Start of INPUT

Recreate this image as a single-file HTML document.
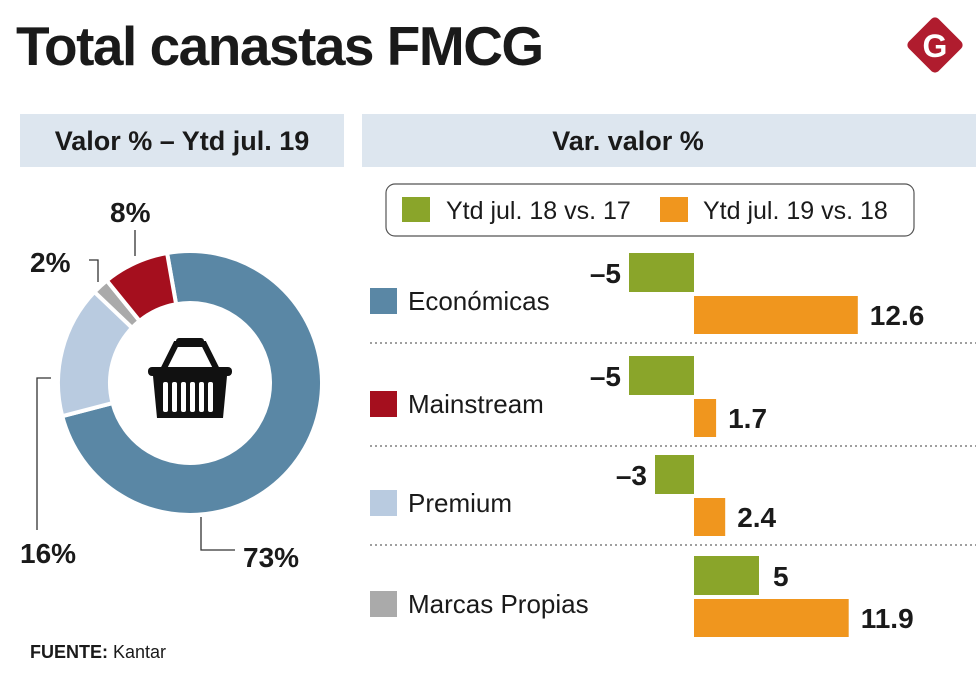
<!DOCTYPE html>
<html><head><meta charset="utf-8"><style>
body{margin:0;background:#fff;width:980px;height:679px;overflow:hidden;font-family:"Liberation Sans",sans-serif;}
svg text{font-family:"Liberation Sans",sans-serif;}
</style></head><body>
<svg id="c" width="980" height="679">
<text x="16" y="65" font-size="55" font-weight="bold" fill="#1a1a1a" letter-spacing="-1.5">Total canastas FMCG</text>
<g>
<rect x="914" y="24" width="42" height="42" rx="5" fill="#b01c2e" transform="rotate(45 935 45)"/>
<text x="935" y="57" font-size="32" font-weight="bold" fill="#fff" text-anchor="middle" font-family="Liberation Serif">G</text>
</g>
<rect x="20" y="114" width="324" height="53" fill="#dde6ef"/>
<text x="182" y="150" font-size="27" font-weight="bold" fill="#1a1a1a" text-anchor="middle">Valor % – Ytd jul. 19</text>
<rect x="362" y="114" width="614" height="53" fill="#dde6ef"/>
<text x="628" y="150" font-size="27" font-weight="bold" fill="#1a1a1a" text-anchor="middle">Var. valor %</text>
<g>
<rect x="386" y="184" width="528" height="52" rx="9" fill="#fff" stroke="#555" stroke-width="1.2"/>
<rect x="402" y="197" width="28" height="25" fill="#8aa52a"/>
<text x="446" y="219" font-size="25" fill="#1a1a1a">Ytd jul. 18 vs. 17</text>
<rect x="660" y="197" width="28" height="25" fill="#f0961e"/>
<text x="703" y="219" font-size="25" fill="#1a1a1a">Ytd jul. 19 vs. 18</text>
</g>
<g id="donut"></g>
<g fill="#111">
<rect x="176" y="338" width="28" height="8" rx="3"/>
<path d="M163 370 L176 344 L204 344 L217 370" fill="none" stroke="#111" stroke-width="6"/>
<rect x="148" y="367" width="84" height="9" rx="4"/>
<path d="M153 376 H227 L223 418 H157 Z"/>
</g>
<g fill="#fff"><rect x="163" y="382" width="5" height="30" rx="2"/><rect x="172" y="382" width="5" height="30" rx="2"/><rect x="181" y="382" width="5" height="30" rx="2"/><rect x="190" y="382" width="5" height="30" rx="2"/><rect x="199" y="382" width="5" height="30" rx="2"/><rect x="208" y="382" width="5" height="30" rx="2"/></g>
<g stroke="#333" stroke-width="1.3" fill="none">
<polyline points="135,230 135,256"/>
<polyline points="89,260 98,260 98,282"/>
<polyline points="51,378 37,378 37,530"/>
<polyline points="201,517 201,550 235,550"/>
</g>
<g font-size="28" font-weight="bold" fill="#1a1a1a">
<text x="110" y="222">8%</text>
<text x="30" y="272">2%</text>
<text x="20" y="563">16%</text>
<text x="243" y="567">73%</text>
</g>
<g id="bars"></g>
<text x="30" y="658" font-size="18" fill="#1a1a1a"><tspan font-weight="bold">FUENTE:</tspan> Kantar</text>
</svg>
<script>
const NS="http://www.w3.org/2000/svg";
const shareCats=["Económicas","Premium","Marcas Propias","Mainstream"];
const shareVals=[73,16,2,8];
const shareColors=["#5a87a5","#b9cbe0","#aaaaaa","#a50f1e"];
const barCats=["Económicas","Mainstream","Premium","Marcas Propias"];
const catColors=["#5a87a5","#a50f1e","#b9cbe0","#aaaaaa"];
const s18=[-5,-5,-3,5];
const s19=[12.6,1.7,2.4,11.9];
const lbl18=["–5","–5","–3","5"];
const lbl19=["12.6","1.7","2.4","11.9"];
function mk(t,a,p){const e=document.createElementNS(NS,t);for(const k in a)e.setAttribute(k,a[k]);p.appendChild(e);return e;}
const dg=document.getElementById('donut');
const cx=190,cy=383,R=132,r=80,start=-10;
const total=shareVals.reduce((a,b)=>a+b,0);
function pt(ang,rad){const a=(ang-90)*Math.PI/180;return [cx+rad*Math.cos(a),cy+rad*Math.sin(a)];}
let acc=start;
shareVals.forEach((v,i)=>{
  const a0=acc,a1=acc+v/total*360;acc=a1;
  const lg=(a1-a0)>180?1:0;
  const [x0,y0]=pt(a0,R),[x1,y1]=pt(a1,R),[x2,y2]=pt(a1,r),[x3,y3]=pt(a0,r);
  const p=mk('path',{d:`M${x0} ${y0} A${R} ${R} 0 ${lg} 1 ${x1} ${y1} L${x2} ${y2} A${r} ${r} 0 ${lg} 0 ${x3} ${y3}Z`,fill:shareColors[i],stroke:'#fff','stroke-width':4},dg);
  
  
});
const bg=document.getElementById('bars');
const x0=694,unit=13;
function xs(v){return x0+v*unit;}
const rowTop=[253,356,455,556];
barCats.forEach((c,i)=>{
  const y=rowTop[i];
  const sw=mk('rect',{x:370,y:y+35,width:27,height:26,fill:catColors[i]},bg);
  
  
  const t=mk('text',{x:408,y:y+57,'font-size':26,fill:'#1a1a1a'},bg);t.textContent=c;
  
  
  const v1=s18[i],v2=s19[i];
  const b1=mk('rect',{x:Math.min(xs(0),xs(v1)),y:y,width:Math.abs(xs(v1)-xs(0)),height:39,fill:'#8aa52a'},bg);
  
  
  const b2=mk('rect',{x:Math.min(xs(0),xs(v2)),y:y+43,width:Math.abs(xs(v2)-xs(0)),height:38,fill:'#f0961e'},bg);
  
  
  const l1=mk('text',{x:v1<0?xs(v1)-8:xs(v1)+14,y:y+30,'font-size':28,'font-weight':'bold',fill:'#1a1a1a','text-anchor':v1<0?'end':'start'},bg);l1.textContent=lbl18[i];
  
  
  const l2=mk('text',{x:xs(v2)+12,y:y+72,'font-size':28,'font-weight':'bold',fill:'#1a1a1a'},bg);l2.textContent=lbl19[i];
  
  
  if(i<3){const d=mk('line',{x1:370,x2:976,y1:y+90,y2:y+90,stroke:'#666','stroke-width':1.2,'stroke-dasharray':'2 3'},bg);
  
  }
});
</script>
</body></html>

End of INPUT
Start of INPUT

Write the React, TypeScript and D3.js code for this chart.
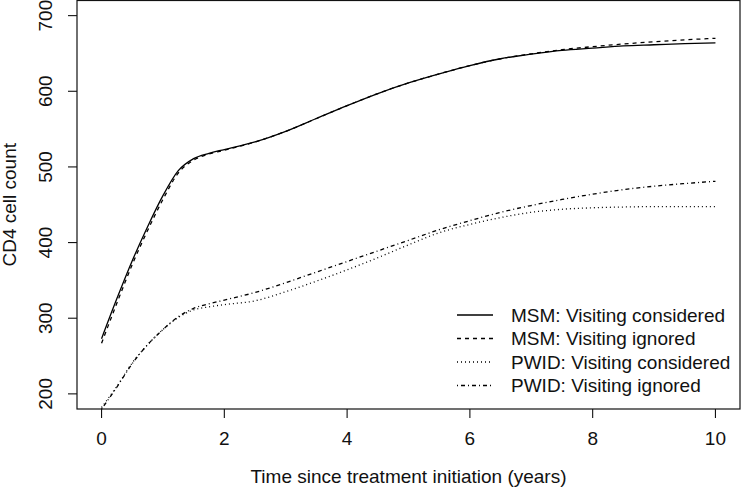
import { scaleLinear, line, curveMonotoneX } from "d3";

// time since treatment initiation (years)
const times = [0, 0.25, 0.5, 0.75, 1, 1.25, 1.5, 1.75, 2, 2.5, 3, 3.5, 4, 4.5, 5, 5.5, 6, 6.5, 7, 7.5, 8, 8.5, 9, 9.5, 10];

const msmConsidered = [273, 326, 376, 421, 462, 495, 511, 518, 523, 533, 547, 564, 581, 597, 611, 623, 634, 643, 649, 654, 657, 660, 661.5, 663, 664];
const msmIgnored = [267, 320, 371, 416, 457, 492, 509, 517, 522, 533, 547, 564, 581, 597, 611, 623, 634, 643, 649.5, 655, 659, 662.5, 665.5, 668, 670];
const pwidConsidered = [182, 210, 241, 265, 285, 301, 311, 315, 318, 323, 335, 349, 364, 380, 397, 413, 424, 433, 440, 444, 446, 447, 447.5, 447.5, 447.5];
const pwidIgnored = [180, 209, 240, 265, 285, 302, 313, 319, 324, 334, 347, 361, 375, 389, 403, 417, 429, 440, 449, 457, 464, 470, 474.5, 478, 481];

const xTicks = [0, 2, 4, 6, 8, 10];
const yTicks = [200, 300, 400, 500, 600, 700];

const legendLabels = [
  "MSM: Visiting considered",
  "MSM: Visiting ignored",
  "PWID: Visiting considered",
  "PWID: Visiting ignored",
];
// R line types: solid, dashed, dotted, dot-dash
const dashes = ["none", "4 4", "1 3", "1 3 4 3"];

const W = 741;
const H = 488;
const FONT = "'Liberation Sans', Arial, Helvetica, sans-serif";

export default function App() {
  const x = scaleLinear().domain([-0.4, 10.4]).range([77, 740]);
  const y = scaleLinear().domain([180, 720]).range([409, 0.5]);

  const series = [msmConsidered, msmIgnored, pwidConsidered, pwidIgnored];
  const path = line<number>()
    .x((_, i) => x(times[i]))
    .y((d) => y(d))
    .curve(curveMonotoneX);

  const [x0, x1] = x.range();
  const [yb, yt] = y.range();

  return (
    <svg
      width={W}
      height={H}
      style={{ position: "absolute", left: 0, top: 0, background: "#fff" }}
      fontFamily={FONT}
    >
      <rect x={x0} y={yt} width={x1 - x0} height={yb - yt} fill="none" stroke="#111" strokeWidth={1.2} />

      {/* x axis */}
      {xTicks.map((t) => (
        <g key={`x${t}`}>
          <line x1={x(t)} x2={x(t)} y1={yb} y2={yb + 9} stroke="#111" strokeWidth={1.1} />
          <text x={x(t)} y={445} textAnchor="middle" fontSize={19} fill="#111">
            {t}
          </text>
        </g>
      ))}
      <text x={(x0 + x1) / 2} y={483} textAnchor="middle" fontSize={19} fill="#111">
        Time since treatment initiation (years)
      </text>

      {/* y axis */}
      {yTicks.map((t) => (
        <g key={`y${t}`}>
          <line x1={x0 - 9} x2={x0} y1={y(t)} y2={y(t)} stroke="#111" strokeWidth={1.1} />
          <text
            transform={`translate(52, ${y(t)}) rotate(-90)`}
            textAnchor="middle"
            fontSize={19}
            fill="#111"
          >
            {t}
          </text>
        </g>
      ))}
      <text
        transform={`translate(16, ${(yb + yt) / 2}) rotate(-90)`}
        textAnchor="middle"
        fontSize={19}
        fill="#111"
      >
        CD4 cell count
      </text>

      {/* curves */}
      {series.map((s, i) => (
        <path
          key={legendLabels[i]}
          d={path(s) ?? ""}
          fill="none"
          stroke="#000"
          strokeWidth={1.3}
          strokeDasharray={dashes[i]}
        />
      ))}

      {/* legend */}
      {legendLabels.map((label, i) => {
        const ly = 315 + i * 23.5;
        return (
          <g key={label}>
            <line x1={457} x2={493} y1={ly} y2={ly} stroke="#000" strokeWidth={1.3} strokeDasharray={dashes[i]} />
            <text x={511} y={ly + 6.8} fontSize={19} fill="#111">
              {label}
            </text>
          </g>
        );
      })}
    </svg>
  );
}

End of INPUT

TASK BRIEF
Ascertain the number of lines in the entries that include the word "document", and report only that number.

CORRECT ANSWER
4